Florida Attorney General James Uthmeier has filed a complaint against three professional groups, alleging they mislead the public regarding transgender procedures for minors.

Filed in the Circuit Court of the 19th Judicial Circuit in and for St. Lucie County on Tuesday, the lawsuit accuses the World Professional Association for Transgender Health (WPATH), the Endocrine Society and the American Academy of Pediatrics of creating “a treatment protocol that irreversibly alters children’s bodies to conform to their anxieties.”

“This sequence of interventions, which Defendants call ‘gender-affirming care,’ begins with puberty suppression, progresses to cross-sex hormones, and culminates in surgical procedures on minors’ breasts and genitals,” reads the complaint.

“But Defendants have a problem: there is no credible evidence that sex interventions alleviate pediatric gender dysphoria. To convince patients, insurance companies, regulators, and judges otherwise, Defendants initiated a coordinated campaign to develop ‘clinical guidelines’ recommending sex intervention for pediatric gender dysphoria.”

The state attorney general’s office went on to argue that “by continuing to reference one another over an extended period of time, Defendants’ guidelines built a façade of legitimacy.”

“The house of cards collapsed in 2024, however, when internal leaks, litigation discovery, and systematic reviews commissioned by national health agencies exposed Defendants’ ‘circular’ guidelines as an elaborate sham,” the suit added.

“Defendants’ reprehensible and immoral actions capitalize on the mental distress of children — as well as the natural affections and fears their parents — to help their members sell lucrative surgeries and drugs that irreversibly mutilate and chemically alter children’s bodies without providing any credible medical benefit.”

The complaint alleges that the three organizations have violated the Florida Deceptive and Unfair Trade Practices Act and the Florida Racketeer Influenced and Corrupt Organization Act.

In a statement posted to X, Uthmeier said that he believes “these organizations failed to disclose the risks, limits, and evidence when promoting so-called ‘gender-affirming care’ for children.”

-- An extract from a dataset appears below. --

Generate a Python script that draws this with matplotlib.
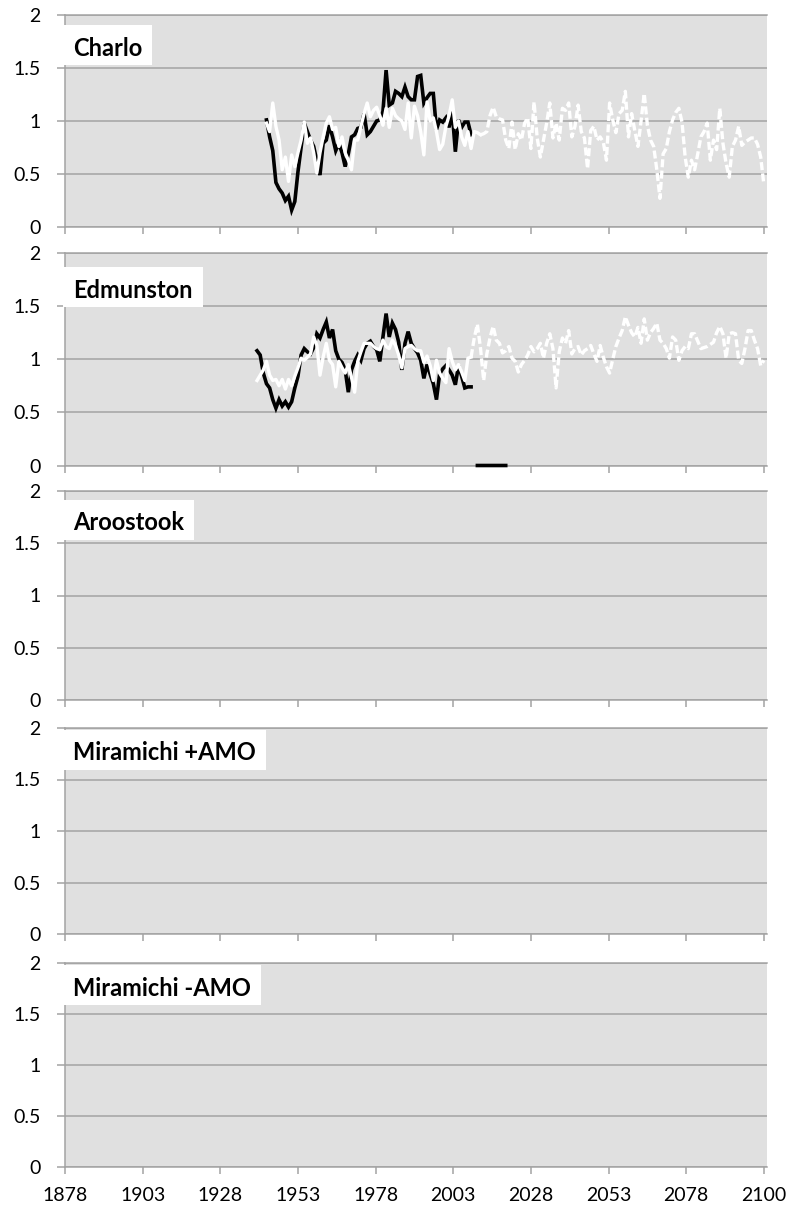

“For years, these groups insisted the recommendations were settled science, but behind closed doors, they knew the evidence was weak, they knew the outcomes uncertain, and the risks very real,” he added.

“Children were irrevocably harmed because truth was replaced with political activism. When organizations make medical claims, they have a duty to be honest.”

In response to the lawsuit, WPATH told United Press International that the organization is "committed to advancing cautious, evidence-informed guidelines for care to help improve the lives of transgender people globally so they may live full and authentic lives.”

According to the LGBT advocacy group Movement Advancement Project, 26 states and one territory ban prescribing puberty blocking drugs and performing body mutilating sex-change surgeries on children, while one state, Arizona, only bans said surgeries.